## Start

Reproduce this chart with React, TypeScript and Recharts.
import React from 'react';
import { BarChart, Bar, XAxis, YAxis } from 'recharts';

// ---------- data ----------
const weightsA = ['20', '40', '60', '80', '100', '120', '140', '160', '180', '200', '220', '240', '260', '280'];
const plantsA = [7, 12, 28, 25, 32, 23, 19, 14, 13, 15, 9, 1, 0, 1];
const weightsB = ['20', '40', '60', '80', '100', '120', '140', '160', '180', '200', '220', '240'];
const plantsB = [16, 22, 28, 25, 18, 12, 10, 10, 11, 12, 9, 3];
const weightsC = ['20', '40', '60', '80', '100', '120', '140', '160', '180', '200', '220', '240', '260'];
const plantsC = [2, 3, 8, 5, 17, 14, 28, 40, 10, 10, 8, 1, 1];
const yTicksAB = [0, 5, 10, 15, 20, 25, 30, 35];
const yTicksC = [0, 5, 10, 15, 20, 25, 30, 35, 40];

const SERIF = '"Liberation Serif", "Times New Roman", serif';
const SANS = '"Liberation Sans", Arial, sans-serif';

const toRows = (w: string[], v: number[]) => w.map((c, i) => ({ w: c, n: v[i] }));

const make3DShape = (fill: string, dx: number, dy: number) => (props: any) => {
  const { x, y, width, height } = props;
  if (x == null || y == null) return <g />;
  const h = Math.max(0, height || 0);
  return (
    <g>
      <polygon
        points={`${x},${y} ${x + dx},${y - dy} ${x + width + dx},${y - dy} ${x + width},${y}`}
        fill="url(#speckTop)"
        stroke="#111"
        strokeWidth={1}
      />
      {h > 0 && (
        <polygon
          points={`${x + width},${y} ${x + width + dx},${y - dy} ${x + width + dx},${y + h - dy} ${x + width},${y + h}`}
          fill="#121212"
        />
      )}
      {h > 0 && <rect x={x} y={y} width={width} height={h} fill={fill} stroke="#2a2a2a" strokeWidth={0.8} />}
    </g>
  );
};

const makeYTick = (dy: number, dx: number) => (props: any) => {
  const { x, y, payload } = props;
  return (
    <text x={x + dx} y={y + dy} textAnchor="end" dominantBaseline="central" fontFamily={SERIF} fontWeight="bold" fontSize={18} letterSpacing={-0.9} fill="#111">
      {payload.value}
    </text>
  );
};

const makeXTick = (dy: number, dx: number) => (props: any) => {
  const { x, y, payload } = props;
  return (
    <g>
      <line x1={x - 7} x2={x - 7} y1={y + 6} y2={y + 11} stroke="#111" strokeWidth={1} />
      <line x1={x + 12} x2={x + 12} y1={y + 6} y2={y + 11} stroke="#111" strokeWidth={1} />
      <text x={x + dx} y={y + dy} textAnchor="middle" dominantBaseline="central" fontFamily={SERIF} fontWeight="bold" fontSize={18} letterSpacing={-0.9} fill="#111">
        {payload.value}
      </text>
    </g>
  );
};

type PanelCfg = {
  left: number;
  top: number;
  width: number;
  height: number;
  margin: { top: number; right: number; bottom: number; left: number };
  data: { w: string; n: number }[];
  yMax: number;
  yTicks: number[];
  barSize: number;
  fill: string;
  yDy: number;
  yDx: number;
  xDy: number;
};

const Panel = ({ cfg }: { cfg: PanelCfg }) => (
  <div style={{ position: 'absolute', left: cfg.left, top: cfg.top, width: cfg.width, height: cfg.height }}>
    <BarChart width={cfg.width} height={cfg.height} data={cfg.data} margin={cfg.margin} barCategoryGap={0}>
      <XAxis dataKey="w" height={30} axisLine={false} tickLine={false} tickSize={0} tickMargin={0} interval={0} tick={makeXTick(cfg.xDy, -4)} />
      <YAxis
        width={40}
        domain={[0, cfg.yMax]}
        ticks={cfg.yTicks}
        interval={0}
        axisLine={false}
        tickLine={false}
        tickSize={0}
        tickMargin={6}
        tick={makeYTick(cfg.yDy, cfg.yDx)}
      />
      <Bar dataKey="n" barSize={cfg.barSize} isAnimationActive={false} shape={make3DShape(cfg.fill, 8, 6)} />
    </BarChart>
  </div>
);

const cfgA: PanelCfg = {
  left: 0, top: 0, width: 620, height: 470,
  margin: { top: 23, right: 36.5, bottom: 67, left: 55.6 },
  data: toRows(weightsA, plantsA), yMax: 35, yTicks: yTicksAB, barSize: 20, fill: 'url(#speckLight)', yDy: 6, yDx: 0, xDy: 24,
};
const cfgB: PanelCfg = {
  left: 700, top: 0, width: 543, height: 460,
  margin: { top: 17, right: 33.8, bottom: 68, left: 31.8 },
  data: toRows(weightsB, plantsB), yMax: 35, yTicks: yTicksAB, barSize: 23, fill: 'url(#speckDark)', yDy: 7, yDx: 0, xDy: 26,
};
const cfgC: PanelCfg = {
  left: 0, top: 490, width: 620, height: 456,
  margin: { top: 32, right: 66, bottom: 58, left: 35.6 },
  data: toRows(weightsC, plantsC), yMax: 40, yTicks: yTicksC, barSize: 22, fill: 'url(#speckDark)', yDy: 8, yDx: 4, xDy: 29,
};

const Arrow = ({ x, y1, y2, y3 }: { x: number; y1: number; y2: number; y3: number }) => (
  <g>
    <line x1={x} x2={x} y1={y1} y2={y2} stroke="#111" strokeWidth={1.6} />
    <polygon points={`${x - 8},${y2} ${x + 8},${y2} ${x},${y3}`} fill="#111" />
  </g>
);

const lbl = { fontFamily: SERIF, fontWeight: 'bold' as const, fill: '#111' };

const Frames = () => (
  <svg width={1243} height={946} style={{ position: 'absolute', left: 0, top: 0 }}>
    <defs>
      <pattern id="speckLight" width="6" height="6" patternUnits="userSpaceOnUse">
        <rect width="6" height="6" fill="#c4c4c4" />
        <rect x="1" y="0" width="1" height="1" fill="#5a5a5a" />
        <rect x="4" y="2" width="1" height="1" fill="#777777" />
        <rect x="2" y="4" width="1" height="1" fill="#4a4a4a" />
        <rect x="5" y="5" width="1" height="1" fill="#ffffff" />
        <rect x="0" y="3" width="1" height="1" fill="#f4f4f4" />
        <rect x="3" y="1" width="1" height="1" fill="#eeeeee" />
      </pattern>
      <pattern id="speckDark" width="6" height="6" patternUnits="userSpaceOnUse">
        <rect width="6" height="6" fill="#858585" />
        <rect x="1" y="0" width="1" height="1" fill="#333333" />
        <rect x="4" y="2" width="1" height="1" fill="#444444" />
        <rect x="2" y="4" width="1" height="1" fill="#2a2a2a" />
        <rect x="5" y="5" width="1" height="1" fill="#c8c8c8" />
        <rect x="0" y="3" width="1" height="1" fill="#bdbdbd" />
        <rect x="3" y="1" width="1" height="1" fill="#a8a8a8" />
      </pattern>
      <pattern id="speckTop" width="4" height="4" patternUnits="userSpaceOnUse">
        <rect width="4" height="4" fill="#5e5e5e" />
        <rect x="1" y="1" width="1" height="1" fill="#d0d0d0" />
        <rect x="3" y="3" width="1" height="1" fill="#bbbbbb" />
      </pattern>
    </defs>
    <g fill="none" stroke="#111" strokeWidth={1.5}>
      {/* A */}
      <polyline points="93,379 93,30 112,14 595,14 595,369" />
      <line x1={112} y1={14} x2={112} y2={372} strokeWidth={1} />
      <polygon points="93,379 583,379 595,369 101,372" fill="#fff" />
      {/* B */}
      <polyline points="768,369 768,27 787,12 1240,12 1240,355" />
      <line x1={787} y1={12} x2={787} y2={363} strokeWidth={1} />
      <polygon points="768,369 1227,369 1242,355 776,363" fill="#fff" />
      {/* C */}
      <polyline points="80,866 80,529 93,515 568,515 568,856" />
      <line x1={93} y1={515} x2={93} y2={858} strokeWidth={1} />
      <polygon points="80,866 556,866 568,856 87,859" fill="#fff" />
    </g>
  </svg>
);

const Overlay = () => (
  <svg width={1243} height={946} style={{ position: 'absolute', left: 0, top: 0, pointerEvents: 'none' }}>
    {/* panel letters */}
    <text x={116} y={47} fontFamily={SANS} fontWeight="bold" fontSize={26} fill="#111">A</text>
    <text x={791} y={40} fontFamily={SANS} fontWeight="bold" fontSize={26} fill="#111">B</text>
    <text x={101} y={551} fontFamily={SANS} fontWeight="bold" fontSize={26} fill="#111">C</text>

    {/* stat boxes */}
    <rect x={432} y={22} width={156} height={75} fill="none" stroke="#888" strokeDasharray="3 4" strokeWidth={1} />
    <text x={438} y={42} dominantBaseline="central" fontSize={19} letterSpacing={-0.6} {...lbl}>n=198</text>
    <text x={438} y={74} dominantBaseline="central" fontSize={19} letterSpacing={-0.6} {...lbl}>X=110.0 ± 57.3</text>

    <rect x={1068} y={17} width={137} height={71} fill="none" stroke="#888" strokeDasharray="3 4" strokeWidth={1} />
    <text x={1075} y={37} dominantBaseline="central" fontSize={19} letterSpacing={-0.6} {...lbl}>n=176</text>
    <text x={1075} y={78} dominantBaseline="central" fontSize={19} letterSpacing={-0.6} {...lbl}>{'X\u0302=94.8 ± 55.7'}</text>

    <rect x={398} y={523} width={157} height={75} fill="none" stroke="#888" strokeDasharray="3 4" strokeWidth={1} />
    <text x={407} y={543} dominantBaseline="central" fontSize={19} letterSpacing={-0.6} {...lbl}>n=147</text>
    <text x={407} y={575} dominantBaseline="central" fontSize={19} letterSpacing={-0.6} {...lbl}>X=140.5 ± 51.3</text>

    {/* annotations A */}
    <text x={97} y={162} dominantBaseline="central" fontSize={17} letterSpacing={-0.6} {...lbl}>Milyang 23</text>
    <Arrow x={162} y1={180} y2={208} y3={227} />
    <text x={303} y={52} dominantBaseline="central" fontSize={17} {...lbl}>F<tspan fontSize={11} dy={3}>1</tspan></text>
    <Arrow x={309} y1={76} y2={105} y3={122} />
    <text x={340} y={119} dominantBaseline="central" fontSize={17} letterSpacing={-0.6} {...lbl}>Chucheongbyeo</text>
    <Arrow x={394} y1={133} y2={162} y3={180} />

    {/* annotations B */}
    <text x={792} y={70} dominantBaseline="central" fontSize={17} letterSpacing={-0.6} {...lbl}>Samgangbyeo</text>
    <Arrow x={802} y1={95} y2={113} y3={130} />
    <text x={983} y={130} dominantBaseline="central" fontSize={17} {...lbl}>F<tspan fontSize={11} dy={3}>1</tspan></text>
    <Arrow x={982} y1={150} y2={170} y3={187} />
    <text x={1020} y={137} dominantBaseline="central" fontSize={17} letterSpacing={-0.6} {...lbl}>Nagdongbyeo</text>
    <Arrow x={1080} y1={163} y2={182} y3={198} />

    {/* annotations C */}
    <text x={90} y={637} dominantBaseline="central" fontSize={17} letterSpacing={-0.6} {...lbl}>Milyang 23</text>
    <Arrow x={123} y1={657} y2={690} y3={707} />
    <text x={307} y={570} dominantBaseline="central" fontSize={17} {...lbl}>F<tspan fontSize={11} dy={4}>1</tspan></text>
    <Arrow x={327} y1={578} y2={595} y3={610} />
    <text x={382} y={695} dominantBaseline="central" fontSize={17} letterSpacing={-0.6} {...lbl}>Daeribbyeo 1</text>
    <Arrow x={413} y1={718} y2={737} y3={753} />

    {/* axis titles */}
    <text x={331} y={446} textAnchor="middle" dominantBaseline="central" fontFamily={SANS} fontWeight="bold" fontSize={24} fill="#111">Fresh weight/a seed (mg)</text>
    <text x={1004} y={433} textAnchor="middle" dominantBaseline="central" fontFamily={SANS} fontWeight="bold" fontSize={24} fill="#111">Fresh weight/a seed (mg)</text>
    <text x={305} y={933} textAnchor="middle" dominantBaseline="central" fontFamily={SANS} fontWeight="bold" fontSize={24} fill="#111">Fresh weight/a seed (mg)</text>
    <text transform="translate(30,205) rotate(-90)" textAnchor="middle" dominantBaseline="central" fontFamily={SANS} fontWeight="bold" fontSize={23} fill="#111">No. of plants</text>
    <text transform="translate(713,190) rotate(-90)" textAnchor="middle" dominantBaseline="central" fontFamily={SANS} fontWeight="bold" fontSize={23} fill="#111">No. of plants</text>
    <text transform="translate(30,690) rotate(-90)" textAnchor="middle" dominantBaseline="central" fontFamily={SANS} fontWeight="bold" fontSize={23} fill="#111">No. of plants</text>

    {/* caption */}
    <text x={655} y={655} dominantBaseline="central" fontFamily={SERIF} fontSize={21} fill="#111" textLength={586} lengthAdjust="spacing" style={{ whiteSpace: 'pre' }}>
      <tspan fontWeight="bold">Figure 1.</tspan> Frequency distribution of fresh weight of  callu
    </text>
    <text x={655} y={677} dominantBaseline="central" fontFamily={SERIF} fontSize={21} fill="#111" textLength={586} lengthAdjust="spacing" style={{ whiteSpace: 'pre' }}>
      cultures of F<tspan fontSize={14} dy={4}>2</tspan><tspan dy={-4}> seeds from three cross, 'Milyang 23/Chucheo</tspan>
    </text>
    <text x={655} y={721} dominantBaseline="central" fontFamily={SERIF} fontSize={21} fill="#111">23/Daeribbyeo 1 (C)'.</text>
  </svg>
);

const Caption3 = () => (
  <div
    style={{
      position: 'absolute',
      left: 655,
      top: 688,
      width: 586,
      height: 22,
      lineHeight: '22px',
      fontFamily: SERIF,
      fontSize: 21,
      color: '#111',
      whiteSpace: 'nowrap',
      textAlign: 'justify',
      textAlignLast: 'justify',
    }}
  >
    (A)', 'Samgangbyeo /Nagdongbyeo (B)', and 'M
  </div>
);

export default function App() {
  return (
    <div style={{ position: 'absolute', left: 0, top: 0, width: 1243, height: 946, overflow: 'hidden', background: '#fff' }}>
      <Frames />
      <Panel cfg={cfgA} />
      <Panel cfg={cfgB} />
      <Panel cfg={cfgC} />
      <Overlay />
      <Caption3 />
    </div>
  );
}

## End

**Job**
Only the lines from the start of the data to the line holding "Bar, XAxis, YAxis" are wanted; return them exactly, both ends included.

**Solution to the problem**
Reproduce this chart with React, TypeScript and Recharts.
import React from 'react';
import { BarChart, Bar, XAxis, YAxis } from 'recharts';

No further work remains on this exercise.